# STATED EXERCISE
Count the lines below that include the word "Reproduce" and write that number alone.
***** LISTING
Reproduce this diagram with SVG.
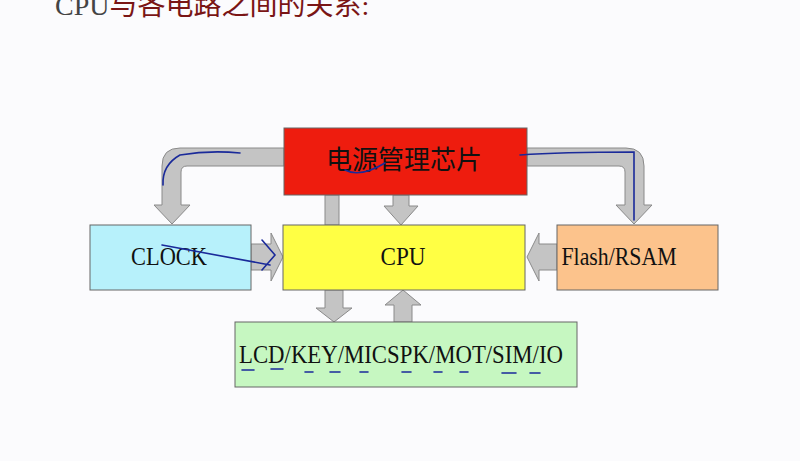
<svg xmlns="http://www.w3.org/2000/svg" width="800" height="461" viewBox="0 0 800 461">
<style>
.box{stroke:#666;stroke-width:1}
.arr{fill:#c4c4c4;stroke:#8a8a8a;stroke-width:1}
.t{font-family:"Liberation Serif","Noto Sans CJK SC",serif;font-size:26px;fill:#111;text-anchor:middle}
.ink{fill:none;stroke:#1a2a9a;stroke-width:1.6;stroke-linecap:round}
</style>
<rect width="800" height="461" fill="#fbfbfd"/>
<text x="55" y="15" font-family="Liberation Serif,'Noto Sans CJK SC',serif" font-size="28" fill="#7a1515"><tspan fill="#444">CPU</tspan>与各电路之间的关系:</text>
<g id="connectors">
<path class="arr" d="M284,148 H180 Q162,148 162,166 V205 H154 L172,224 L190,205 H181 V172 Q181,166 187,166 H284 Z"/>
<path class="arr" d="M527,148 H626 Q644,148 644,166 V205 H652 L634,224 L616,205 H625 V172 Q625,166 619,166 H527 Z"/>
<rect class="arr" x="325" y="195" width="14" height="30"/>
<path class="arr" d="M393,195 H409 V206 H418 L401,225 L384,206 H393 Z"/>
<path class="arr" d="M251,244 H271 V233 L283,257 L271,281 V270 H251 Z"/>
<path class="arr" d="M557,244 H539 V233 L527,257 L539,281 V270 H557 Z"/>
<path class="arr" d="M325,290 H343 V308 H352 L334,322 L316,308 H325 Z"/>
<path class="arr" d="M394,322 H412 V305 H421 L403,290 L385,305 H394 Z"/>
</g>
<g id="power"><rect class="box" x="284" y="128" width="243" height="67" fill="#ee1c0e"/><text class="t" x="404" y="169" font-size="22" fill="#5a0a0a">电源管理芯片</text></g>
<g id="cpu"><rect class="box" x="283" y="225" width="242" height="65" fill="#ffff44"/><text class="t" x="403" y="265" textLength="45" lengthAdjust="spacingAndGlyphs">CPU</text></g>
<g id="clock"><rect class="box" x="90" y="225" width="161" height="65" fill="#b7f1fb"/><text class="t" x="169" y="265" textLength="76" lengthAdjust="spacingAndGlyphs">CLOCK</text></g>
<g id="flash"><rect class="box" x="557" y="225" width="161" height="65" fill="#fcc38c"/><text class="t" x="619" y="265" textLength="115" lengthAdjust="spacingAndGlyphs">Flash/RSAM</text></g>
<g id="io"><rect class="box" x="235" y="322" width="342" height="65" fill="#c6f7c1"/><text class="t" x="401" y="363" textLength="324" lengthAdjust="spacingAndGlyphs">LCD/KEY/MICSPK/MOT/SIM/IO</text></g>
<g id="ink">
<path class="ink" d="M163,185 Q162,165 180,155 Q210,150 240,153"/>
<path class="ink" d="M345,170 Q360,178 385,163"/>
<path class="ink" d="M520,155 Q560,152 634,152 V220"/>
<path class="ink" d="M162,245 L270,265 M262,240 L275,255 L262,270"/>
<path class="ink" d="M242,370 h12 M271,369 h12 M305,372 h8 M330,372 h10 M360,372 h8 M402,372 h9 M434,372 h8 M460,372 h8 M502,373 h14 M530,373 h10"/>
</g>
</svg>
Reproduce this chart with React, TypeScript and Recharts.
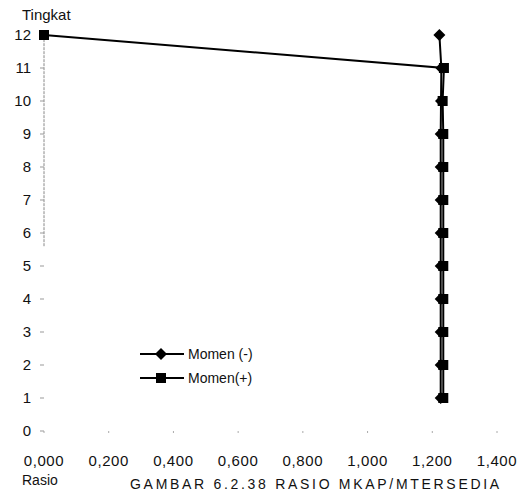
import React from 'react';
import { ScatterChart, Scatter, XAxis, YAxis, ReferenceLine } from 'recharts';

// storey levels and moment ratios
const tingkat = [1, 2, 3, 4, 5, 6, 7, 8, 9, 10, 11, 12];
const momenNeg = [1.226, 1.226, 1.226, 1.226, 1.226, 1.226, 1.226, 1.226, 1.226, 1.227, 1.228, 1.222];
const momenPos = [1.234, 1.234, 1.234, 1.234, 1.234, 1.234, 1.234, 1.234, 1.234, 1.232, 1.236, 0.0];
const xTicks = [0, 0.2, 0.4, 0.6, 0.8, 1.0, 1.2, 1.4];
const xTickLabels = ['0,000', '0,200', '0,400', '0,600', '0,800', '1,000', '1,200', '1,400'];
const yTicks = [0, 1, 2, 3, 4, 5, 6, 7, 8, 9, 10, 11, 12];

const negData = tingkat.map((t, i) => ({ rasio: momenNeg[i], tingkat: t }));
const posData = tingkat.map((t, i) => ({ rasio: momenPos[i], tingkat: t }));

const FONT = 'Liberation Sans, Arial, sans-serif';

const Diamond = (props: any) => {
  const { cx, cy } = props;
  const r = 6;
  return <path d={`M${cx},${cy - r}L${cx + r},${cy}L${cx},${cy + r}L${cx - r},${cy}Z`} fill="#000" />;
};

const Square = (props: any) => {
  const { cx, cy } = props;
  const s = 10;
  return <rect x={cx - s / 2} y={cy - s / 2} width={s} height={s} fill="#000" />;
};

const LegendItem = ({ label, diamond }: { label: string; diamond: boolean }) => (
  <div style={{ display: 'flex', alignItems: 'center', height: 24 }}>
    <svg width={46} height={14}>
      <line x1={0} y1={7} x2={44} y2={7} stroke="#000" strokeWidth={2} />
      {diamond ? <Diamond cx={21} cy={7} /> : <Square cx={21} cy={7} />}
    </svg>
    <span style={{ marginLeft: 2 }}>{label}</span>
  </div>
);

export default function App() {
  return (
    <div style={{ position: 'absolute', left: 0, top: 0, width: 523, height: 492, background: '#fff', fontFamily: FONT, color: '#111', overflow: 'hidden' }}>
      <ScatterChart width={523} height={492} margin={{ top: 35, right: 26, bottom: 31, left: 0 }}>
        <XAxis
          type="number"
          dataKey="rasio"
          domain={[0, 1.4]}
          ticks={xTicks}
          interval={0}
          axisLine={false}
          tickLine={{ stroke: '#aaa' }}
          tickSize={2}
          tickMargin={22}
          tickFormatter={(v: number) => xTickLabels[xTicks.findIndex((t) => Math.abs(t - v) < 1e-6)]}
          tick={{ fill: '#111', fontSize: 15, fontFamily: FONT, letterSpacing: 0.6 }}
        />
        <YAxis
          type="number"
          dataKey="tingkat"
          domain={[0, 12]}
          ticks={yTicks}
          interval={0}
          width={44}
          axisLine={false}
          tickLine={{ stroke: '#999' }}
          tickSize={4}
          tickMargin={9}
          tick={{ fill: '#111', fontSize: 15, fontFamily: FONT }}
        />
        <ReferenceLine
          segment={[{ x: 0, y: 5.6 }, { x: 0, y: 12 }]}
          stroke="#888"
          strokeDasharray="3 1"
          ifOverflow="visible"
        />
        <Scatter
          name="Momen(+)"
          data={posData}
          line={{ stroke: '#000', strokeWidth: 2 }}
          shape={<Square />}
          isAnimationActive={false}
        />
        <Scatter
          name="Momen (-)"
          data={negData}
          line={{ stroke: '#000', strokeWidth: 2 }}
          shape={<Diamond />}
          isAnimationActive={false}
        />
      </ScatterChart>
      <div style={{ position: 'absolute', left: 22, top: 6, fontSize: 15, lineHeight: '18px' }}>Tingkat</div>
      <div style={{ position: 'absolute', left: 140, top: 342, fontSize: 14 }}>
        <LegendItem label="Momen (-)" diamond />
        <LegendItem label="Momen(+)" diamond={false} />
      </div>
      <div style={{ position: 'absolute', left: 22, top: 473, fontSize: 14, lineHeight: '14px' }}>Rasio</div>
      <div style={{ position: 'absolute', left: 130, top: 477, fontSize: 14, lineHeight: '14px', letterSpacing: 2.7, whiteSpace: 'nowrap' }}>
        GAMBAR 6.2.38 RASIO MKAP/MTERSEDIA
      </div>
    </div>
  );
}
**********
***** LISTING
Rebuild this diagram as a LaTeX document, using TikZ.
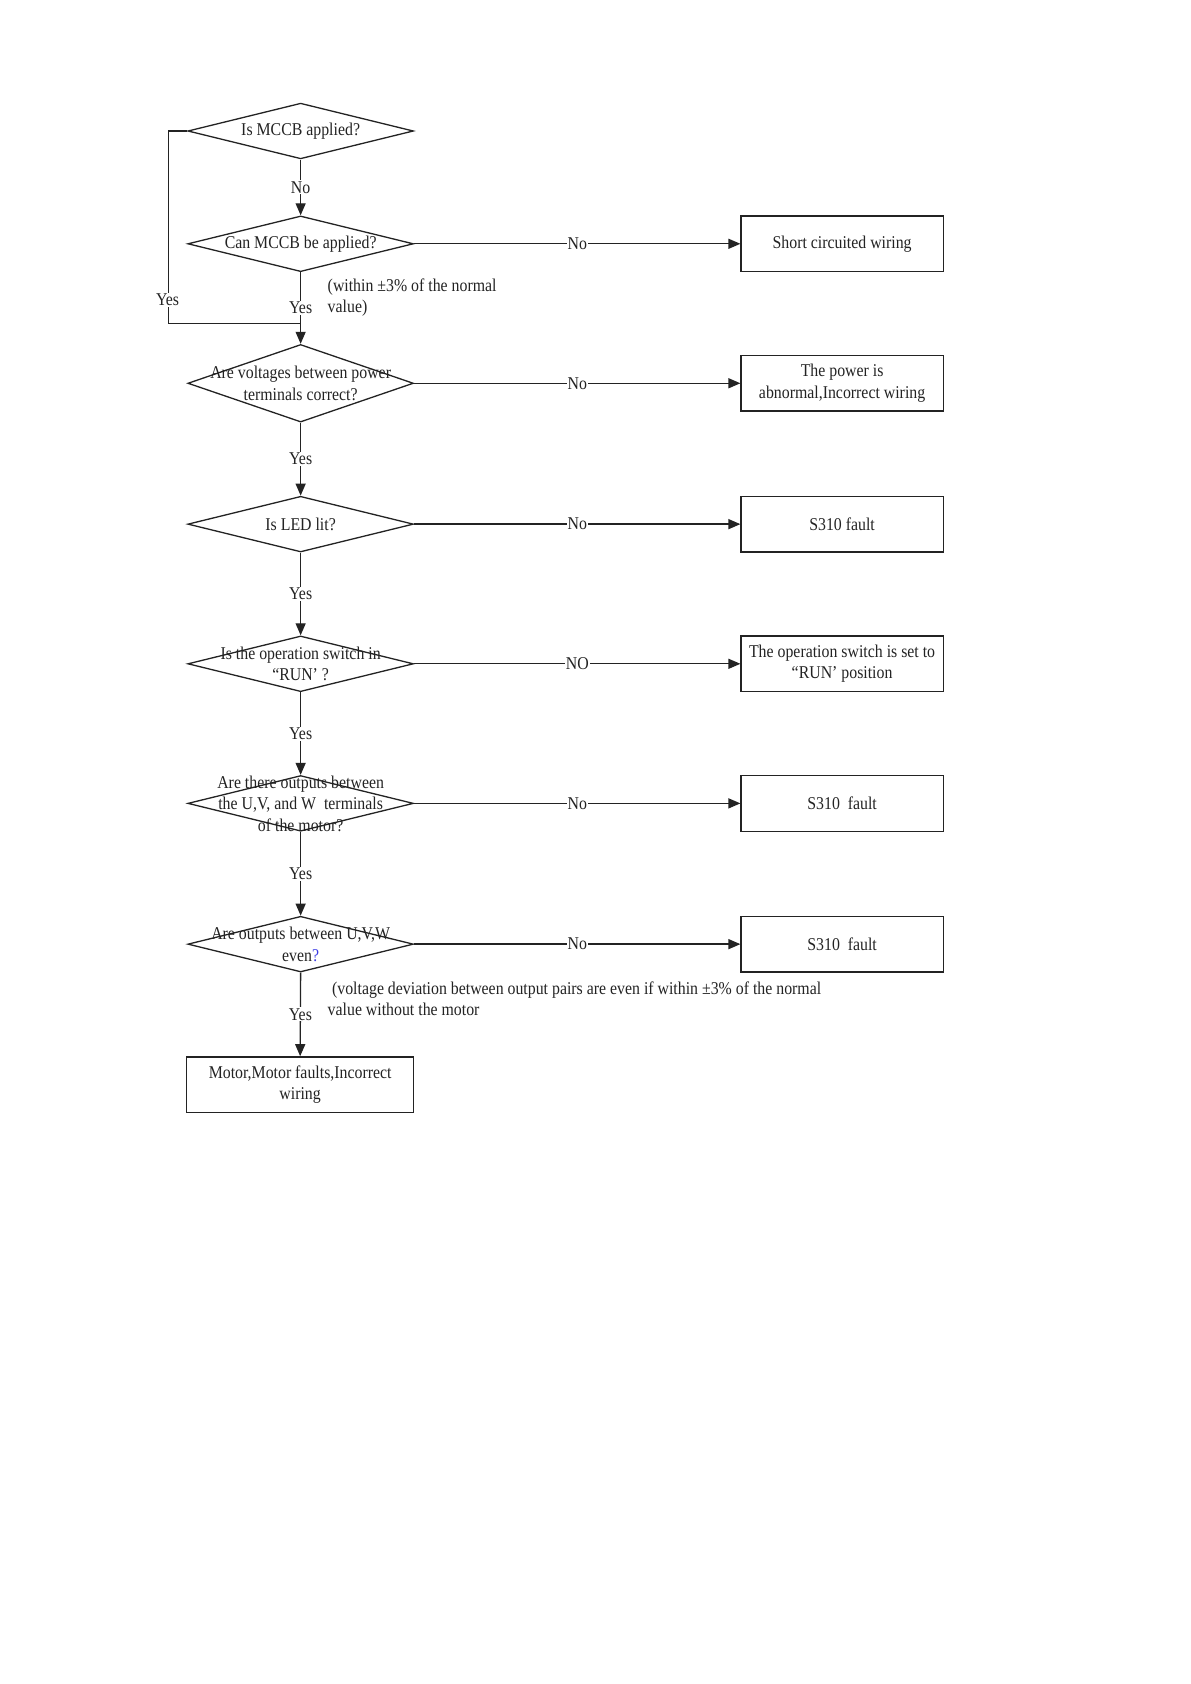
**********
***** LISTING
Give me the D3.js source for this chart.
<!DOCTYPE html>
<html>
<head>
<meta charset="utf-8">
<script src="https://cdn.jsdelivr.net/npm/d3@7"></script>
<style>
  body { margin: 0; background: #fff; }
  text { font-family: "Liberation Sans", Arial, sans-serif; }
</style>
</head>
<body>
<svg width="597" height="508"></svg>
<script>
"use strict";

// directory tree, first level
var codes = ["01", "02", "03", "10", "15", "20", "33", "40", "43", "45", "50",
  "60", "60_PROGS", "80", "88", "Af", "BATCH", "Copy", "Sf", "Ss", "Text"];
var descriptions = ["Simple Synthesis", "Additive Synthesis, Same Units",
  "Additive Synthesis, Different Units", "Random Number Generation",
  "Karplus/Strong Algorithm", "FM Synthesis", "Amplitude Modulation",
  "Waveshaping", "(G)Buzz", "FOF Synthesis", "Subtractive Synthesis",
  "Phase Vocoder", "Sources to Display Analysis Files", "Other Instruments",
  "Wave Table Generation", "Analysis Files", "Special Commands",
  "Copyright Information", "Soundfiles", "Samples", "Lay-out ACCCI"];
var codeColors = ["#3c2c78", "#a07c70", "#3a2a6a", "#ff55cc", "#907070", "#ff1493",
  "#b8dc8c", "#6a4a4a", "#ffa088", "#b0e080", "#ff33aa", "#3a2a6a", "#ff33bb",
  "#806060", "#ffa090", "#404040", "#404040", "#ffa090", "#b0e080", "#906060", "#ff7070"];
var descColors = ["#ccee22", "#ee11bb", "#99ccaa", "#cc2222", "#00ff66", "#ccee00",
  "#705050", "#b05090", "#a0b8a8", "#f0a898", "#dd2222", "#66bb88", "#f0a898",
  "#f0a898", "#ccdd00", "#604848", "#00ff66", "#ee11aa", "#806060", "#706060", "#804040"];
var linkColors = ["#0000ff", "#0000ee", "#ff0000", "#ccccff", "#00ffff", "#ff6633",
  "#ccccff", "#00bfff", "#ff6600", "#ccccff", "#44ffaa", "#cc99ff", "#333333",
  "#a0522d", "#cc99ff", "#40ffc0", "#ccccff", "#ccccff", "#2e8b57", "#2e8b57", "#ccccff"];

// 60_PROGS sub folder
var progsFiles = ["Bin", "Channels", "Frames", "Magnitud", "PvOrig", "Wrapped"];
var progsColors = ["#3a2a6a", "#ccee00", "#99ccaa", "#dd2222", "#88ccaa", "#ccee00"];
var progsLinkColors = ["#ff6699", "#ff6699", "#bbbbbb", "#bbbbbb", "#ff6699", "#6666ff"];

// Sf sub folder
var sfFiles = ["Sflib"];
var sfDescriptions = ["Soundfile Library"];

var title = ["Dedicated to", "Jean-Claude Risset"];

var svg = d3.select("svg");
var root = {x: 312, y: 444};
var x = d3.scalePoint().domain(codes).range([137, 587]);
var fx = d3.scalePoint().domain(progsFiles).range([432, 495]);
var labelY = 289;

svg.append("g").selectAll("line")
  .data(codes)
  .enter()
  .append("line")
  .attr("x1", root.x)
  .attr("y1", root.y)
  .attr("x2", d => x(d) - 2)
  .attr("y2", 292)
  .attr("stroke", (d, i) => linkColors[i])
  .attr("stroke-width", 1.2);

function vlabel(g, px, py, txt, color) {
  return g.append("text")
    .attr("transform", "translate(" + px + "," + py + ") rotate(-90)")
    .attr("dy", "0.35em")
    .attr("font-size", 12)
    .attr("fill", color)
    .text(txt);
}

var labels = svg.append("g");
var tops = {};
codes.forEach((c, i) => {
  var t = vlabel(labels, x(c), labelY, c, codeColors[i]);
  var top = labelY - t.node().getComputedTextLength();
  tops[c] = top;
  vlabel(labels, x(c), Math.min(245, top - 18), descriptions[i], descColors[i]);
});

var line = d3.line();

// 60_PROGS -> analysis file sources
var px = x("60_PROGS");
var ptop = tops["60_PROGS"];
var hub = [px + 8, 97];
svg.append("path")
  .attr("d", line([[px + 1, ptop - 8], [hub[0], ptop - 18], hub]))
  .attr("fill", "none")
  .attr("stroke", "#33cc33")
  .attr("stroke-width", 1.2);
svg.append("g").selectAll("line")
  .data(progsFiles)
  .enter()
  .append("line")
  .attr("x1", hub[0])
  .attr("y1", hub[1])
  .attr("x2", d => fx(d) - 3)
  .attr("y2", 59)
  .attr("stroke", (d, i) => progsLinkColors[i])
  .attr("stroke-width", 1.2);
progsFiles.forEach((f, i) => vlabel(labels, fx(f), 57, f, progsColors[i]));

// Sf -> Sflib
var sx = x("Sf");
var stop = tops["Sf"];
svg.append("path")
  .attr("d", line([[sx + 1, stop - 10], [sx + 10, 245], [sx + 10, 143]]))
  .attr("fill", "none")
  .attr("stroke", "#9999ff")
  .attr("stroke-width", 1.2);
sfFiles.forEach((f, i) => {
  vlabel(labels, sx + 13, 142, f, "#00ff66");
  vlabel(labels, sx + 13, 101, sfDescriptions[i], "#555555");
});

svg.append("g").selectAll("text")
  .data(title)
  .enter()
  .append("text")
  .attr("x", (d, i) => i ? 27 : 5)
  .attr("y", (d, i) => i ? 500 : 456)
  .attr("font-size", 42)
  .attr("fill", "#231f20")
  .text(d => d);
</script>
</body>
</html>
**********
# OUTPUT FOR THIS EXERCISE
2